In 2013, Imaad Khalid, a former staff member of Zaid Hamid, alleged at a press conference, that Zaid Hamid was plotting to assassinate pro-democracy army chief, Ashfaq Pervaiz Kayani. He showed to the media the emails that he claims were sent by Zaid Hamid to different army officers asking to revolt against their own chief. He said "Zaid Hamid is a quisling and enemy of Islam and Pakistan, who had plotted unsuccessfully to assassinate the pro-democracy army chief Gen Kayani." Khalid further claimed that Zaid's hit list also contained the names of Chief Justice Iftikhar Muhammad Chaudhry, Prime Minister Nawaz Sharif, and others from the media and the judiciary.

Hamid believes that Islamic-prophet Muhammad had declared war on India, a claim with no reference in Islam, and that India will be "trounced and enslaved according to Sharia if Hindus don’t repent and embrace Islam."

Hamid claims that the 2008 Mumbai attacks in India by the Lashkar-e-Taiba, were actually part of a plan hatched by "Hindu Zionists", and that it was an attempt by the Indians to stage a false flag attack, which he also accuses the 9/11 attacks of being.

On May 27, 2011, he claimed on the News One TV channel that Ajmal Kasab's, the only 26/11 perpetrator arrested alive, was actually Amar Singh and a Sikh and a Research and Analysis Wing agent.
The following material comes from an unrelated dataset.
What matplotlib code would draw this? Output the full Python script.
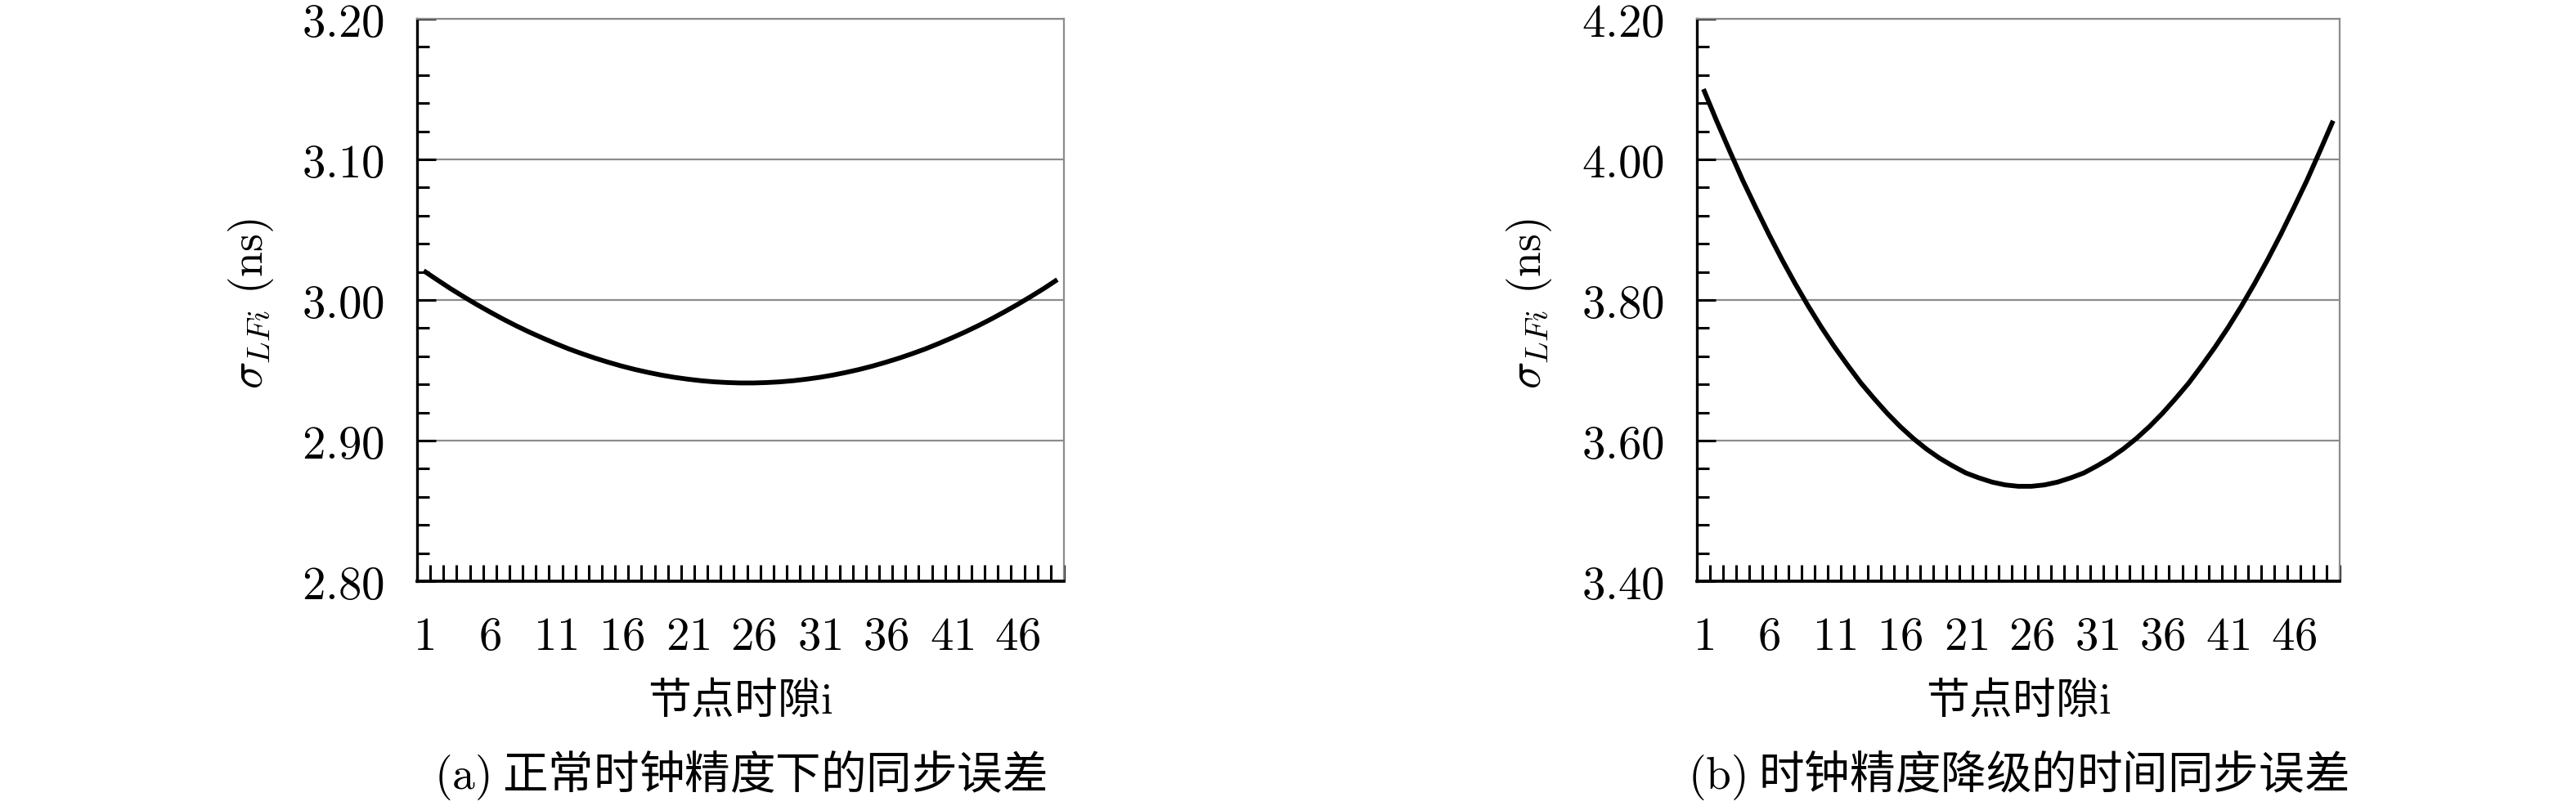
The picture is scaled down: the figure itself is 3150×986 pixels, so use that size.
import matplotlib
matplotlib.use("Agg")
import matplotlib.pyplot as plt
from matplotlib.ticker import MultipleLocator, FixedLocator

plt.rcParams["mathtext.fontset"] = "cm"
CJK = ["Noto Sans CJK SC", "DejaVu Sans"]

# ---- data ----
slots = list(range(1, 50))
sigma_normal = [3.0208, 3.0145, 3.0083, 3.0025, 2.9969, 2.9916, 2.9865, 2.9817, 2.9772, 2.9730,
                2.9690, 2.9652, 2.9618, 2.9586, 2.9557, 2.9530, 2.9506, 2.9485, 2.9466, 2.9450,
                2.9437, 2.9426, 2.9418, 2.9413, 2.9410, 2.9410, 2.9413, 2.9418, 2.9426, 2.9437,
                2.9450, 2.9466, 2.9485, 2.9506, 2.9530, 2.9557, 2.9586, 2.9618, 2.9652, 2.9690,
                2.9730, 2.9772, 2.9817, 2.9865, 2.9916, 2.9969, 3.0025, 3.0083, 3.0145]
sigma_degraded = [4.100, 4.055, 4.012, 3.970, 3.931, 3.893, 3.857, 3.823, 3.791, 3.761,
                  3.733, 3.707, 3.682, 3.660, 3.639, 3.620, 3.603, 3.588, 3.575, 3.564,
                  3.554, 3.547, 3.541, 3.537, 3.535, 3.535, 3.537, 3.541, 3.547, 3.554,
                  3.564, 3.575, 3.588, 3.603, 3.620, 3.639, 3.660, 3.682, 3.707, 3.733,
                  3.761, 3.791, 3.823, 3.857, 3.893, 3.931, 3.970, 4.012, 4.055]
xtick_values = [1, 6, 11, 16, 21, 26, 31, 36, 41, 46]
yticks_normal = [2.80, 2.90, 3.00, 3.10, 3.20]
yticks_degraded = [3.40, 3.60, 3.80, 4.00, 4.20]
xlabel_text = "节点时隙$\\mathrm{i}$"
ylabel_text = r"$\sigma_{LFi}\ \mathrm{(ns)}$"
caption_a = "$\\mathrm{(a)}$ 正常时钟精度下的同步误差"
caption_b = "$\\mathrm{(b)}$ 时钟精度降级的时间同步误差"

W, H = 3150, 987
fig = plt.figure(figsize=(W / 100, H / 100), dpi=100)

def rect(x0, x1, y0, y1):
    return [x0 / W, 1 - y1 / H, (x1 - x0) / W, (y1 - y0) / H]

ax1 = fig.add_axes(rect(510, 1301, 24, 712))
ax2 = fig.add_axes(rect(2075, 2861, 24, 712))

GRID = "#8c8c8c"

def style(ax, yt, minor):
    ax.set_xlim(0.5, len(slots) + 0.5)
    ax.set_ylim(yt[0], yt[-1])
    ax.set_xticks(xtick_values)
    ax.set_xticklabels([f"${v}$" for v in xtick_values])
    ax.xaxis.set_minor_locator(FixedLocator([k + 0.5 for k in range(0, len(slots) + 1)]))
    ax.tick_params(axis="x", which="major", length=0, pad=29, labelsize=41)
    ax.tick_params(axis="x", which="minor", direction="in", length=14.4, width=2.2, color="black")
    ax.set_yticks(yt)
    ax.set_yticklabels([f"${v:.2f}$" for v in yt])
    ax.yaxis.set_minor_locator(MultipleLocator(minor))
    ax.tick_params(axis="y", which="major", direction="in", length=16.5, width=2.2,
                   pad=29, labelsize=41, color="black")
    ax.tick_params(axis="y", which="minor", direction="in", length=10.8, width=2.2, color="black")
    ax.yaxis.grid(True, which="major", color=GRID, lw=1.6)
    ax.set_axisbelow(True)
    for s in ("top", "right"):
        ax.spines[s].set_color(GRID)
        ax.spines[s].set_linewidth(1.6)
    ax.spines["left"].set_linewidth(2.4)
    ax.spines["bottom"].set_linewidth(2.7)

ax1.plot(slots, sigma_normal, color="black", lw=4.2, solid_capstyle="butt",
         solid_joinstyle="round", zorder=3)
ax2.plot(slots, sigma_degraded, color="black", lw=4.2, solid_capstyle="butt",
         solid_joinstyle="round", zorder=3)
style(ax1, yticks_normal, 0.02)
style(ax2, yticks_degraded, 0.04)

for cx, ylx, cap in ((905, 307, caption_a), (2468, 1870, caption_b)):
    fig.text(cx / W, 1 - 857 / H, xlabel_text, family=CJK, fontsize=38,
             ha="center", va="center")
    fig.text(cx / W, 1 - 948 / H, cap, family=CJK, fontsize=40,
             ha="center", va="center")
    fig.text(ylx / W, 1 - 372 / H, ylabel_text, fontsize=40, rotation=90,
             ha="center", va="center")

fig.savefig("out.png", dpi=100, facecolor="white")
He also called him a Bharatiya Janata Party terrorist.

In May 2020, Zaid Hamid said that the COVID-19 vaccine will rid the Muslims of Islamic spirit and that COVID is less dangerous than flu. Adding that Bill Gates wanted to kill the people of the region.
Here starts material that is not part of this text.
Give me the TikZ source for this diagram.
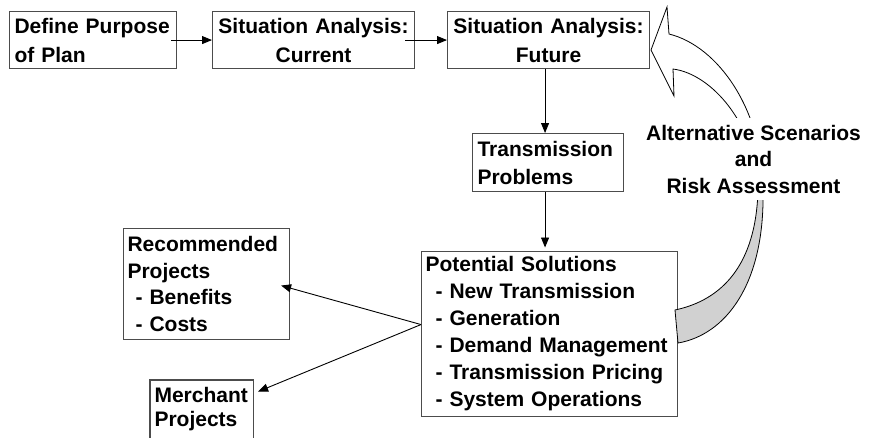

=== Arrest in Saudi Arabia (2015) ===
In June 2015, Hamid was arrested in Saudi Arabia for opposing the Saudi-led intervention in the Yemeni civil war. He was visiting the Kingdom on a private tour with family when he was arrested. On July 1, 2015, media sources began citing unconfirmed reports that Hamid had been sentenced to 8 years in prison, and 1,000 or 1,200 lashes, for criticizing the Saudi government. Media reports later claimed these reports about the sentence could not be verified. The Pakistan embassy officially requested consular access and information about the charges against Hamid. He was released in early October 2015 due to lack of evidence and baseless allegation of spying for Iran. Hamid alleges that the allegation of spying was hatched by India's spy agency Research and Analysis Wing (R&AW).
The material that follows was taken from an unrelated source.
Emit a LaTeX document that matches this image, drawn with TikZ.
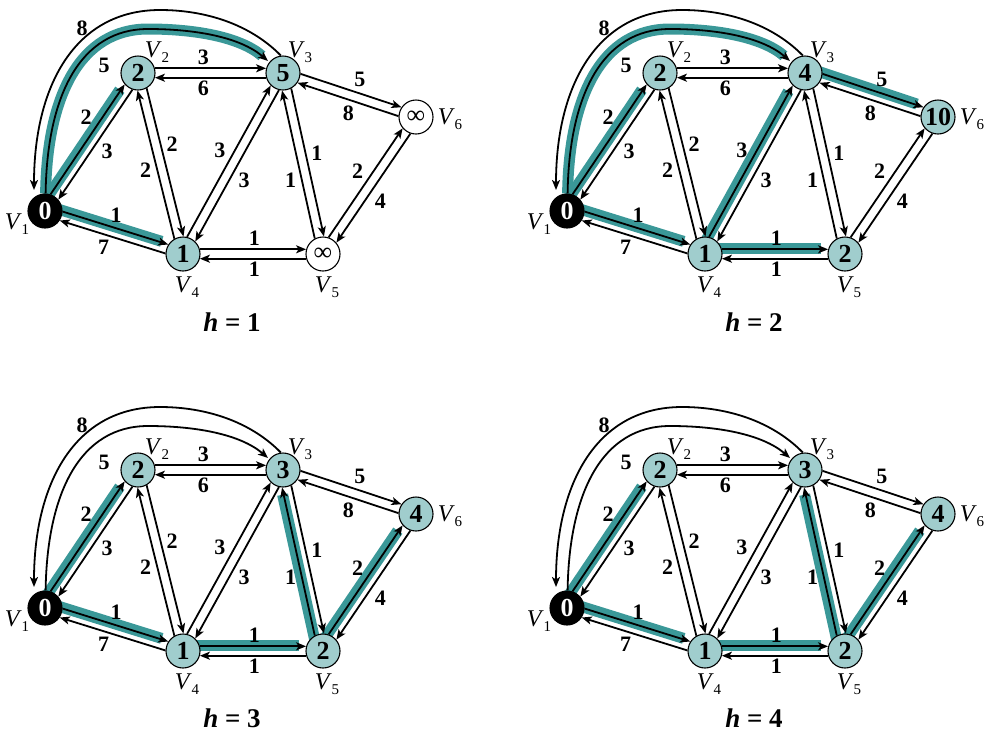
\documentclass[tikz,border=0pt]{standalone}
\usepackage{fontspec}
\setmainfont{Liberation Serif}
\usetikzlibrary{arrows.meta,calc,backgrounds}
\definecolor{nodefill}{RGB}{160,205,205}
\definecolor{hlteal}{RGB}{58,152,152}
\tikzset{
  vtx/.style={circle, draw=black, line width=1.1pt, fill=nodefill, minimum size=34pt, inner sep=0pt, font=\fontsize{26}{26}\selectfont\bfseries},
  vsrc/.style={vtx, fill=black, text=white},
  vinf/.style={vtx, fill=white, font=\fontsize{26}{26}\selectfont},
  edge/.style={line width=1.8pt, -{Stealth[length=10pt,width=8pt,inset=2.5pt]}, shorten <=16.9pt, shorten >=16.9pt},
  arcedge/.style={line width=1.8pt, -{Stealth[length=10pt,width=8pt,inset=2.5pt]}},
  wlab/.style={font=\fontsize{22}{22}\selectfont\bfseries, inner sep=2.5pt, auto=left},
  alab/.style={font=\fontsize{22}{22}\selectfont\bfseries, inner sep=0pt},
  band/.style={line width=11pt, hlteal, shorten >=24pt},
  arcband/.style={line width=11pt, hlteal, shorten >=8pt},
  vlab/.style={inner sep=0pt, font=\fontsize{24}{24}\selectfont},
  captxt/.style={font=\fontsize{27}{27}\selectfont\bfseries, inner sep=0pt, anchor=base}
}
\newcommand\vl[1]{\textit{V}\raisebox{-0.22em}{\fontsize{15}{15}\selectfont #1}}
\newcommand\de[4]{\draw[edge] ($(#1)!4.7pt!90:(#2)$) -- node[wlab,pos=#4]{#3} ($(#2)!4.7pt!-90:(#1)$);}
\newcommand\hl[2]{\begin{pgfonlayer}{background}\draw[band] ($(#1)!5.7pt!90:(#2)$) -- ($(#2)!5.7pt!-90:(#1)$);\end{pgfonlayer}}
\newcommand\innerarcpath[1]{(#1v1.88) .. controls ($(#1v1)+(2,-115)$) and ($(#1v1)+(35,-182)$) .. ($(#1v1)+(103,-182)$) .. controls ($(#1v1)+(150,-182)$) and ($(#1v1)+(195,-174)$) .. ($(#1v1)+(223,-150)$)}
\newcommand\hlarc[1]{\begin{pgfonlayer}{background}\draw[arcband] \innerarcpath{#1};\end{pgfonlayer}}
\newcommand\alledges[1]{%
  \de{#1v1}{#1v2}{2}{0.58}
  \de{#1v2}{#1v1}{3}{0.47}
  \de{#1v2}{#1v3}{3}{0.45}
  \de{#1v3}{#1v2}{6}{0.55}
  \de{#1v4}{#1v2}{2}{0.53}
  \de{#1v2}{#1v4}{2}{0.46}
  \de{#1v4}{#1v3}{3}{0.50}
  \de{#1v3}{#1v4}{3}{0.52}
  \de{#1v5}{#1v3}{1}{0.47}
  \de{#1v3}{#1v5}{1}{0.51}
  \de{#1v3}{#1v6}{5}{0.50}
  \de{#1v6}{#1v3}{8}{0.43}
  \de{#1v5}{#1v6}{2}{0.51}
  \de{#1v6}{#1v5}{4}{0.52}
  \de{#1v1}{#1v4}{1}{0.44}
  \de{#1v4}{#1v1}{7}{0.50}
  \de{#1v4}{#1v5}{1}{0.51}
  \de{#1v5}{#1v4}{1}{0.49}
  \draw[arcedge] (#1v3.97) .. controls ($(#1v1)+(205,-187)$) and ($(#1v1)+(160,-201)$) .. ($(#1v1)+(115,-201)$) .. controls ($(#1v1)+(30,-201)$) and ($(#1v1)+(-11,-125)$) .. ($(#1v1)+(-11,-21)$);
  \draw[arcedge] \innerarcpath{#1};
  \node[alab] (#1w8) at ($(#1v1)+(37,-183)$) {8};
  \node[alab] (#1w5) at ($(#1v1)+(59,-146)$) {5};
  \node[vlab] (#1l1) at ($(#1v1)+(-28,13)$) {\vl1};
  \node[vlab] (#1l2) at ($(#1v2)+(19,-21)$) {\vl2};
  \node[vlab] (#1l3) at ($(#1v3)+(17,-21)$) {\vl3};
  \node[vlab] (#1l4) at ($(#1v4)+(4,33)$) {\vl4};
  \node[vlab] (#1l5) at ($(#1v5)+(4,33)$) {\vl5};
  \node[vlab] (#1l6) at ($(#1v6)+(34,2)$) {\vl6};
}
\begin{document}
\begin{tikzpicture}[x=1pt,y=-1pt]
\useasboundingbox (0,0) rectangle (986,732);
% panel h=1
\begin{scope}
  \node[vsrc] (av1) at (45,211) {0};
  \node[vtx]  (av2) at (138,73) {2};
  \node[vtx]  (av3) at (283,73) {5};
  \node[vtx]  (av4) at (183,254) {1};
  \node[vinf] (av5) at (323,254) {∞};
  \node[vinf] (av6) at (416,117) {∞};
  \alledges{a}
  \hl{av1}{av2} \hl{av1}{av4} \hlarc{a}
  \node[captxt] (capa) at (232,331) {\textit{h} = 1};
\end{scope}
% panel h=2
\begin{scope}[shift={(522,0)}]
  \node[vsrc] (bv1) at (45,211) {0};
  \node[vtx]  (bv2) at (138,73) {2};
  \node[vtx]  (bv3) at (283,73) {4};
  \node[vtx]  (bv4) at (183,254) {1};
  \node[vtx]  (bv5) at (323,254) {2};
  \node[vtx]  (bv6) at (416,117) {10};
  \alledges{b}
  \hl{bv1}{bv2} \hl{bv1}{bv4} \hl{bv4}{bv3} \hl{bv3}{bv6} \hl{bv4}{bv5} \hlarc{b}
  \node[captxt] (capb) at (232,331) {\textit{h} = 2};
\end{scope}
% panel h=3
\begin{scope}[shift={(0,397)}]
  \node[vsrc] (cv1) at (45,211) {0};
  \node[vtx]  (cv2) at (138,73) {2};
  \node[vtx]  (cv3) at (283,73) {3};
  \node[vtx]  (cv4) at (183,254) {1};
  \node[vtx]  (cv5) at (323,254) {2};
  \node[vtx]  (cv6) at (416,117) {4};
  \alledges{c}
  \hl{cv1}{cv2} \hl{cv1}{cv4} \hl{cv4}{cv5} \hl{cv5}{cv3} \hl{cv5}{cv6}
  \node[captxt] (capc) at (232,330) {\textit{h} = 3};
\end{scope}
% panel h=4
\begin{scope}[shift={(522,397)}]
  \node[vsrc] (dv1) at (45,211) {0};
  \node[vtx]  (dv2) at (138,73) {2};
  \node[vtx]  (dv3) at (283,73) {3};
  \node[vtx]  (dv4) at (183,254) {1};
  \node[vtx]  (dv5) at (323,254) {2};
  \node[vtx]  (dv6) at (416,117) {4};
  \alledges{d}
  \hl{dv1}{dv2} \hl{dv1}{dv4} \hl{dv4}{dv5} \hl{dv5}{dv3} \hl{dv5}{dv6}
  \node[captxt] (capd) at (232,330) {\textit{h} = 4};
\end{scope}
\end{tikzpicture}
\end{document}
During an interview in 2020, Hamid claimed that then Pakistan Army chief General Raheel Sharif and DG ISI Lt. General Rizwan Akhtar had played an instrumental role in securing his release.

==Books==
His books include:

===Urdu===
- Pākistān : ek ʻishq, ek junūn. Booklet describing account of freedom struggle for Pakistan.
- Islām kā siyāsī taṣavvur : Pākistān men̲ maz̲habī o firqahvārānah tashaddud. Booklet on political thoughts in Islam, includes a brief history of sectarian violence in Pakistan from 1979 to 1996.
- Dahshat gardī ke k̲h̲ilāf Amrīkī jang. Critical study of war on terror.
- Hindū ṣaihūnīyat. Critical study of Pak-India relations from ancient times to 21st century.
- Yahūdī aur ʻĪsāʼī Ṣaihūnīyat. Booklet on alleged Jewish and Christian conspiracies against Muslims.
- Maujūdah Pāk Afghān taʻalluqāt, ek tārīk̲h̲ almīyah. Historical study of Pakistan and Afghanistan relations; critical review.
- Iqbal Purisrar. On the life and thought of Muhammad Iqbal.
- Halqa-E-Yaran. A novel concerning matters of spirituality, in the spirit of Ashfaq Ahmed.
- Khilafat-e-Rashida. On the Rashidun caliphs, their system of governance and justice.

===English===
- Mumbai : dance of the devil : Hindu Zionists, Mumbai attacks, and the Indian dossier against Pakistan
- From Indus to Oxus : memoirs. Memoirs of author highlighting his role in Soviet-Afghan war, 1979–1989; includes his visits and meeting with Afghan leaders in Afghanistan during 1986–1992. Later translated into Urdu by himself as Daryā e Sindh sai daryā e Āmū tak : yād'dāshtīn̲.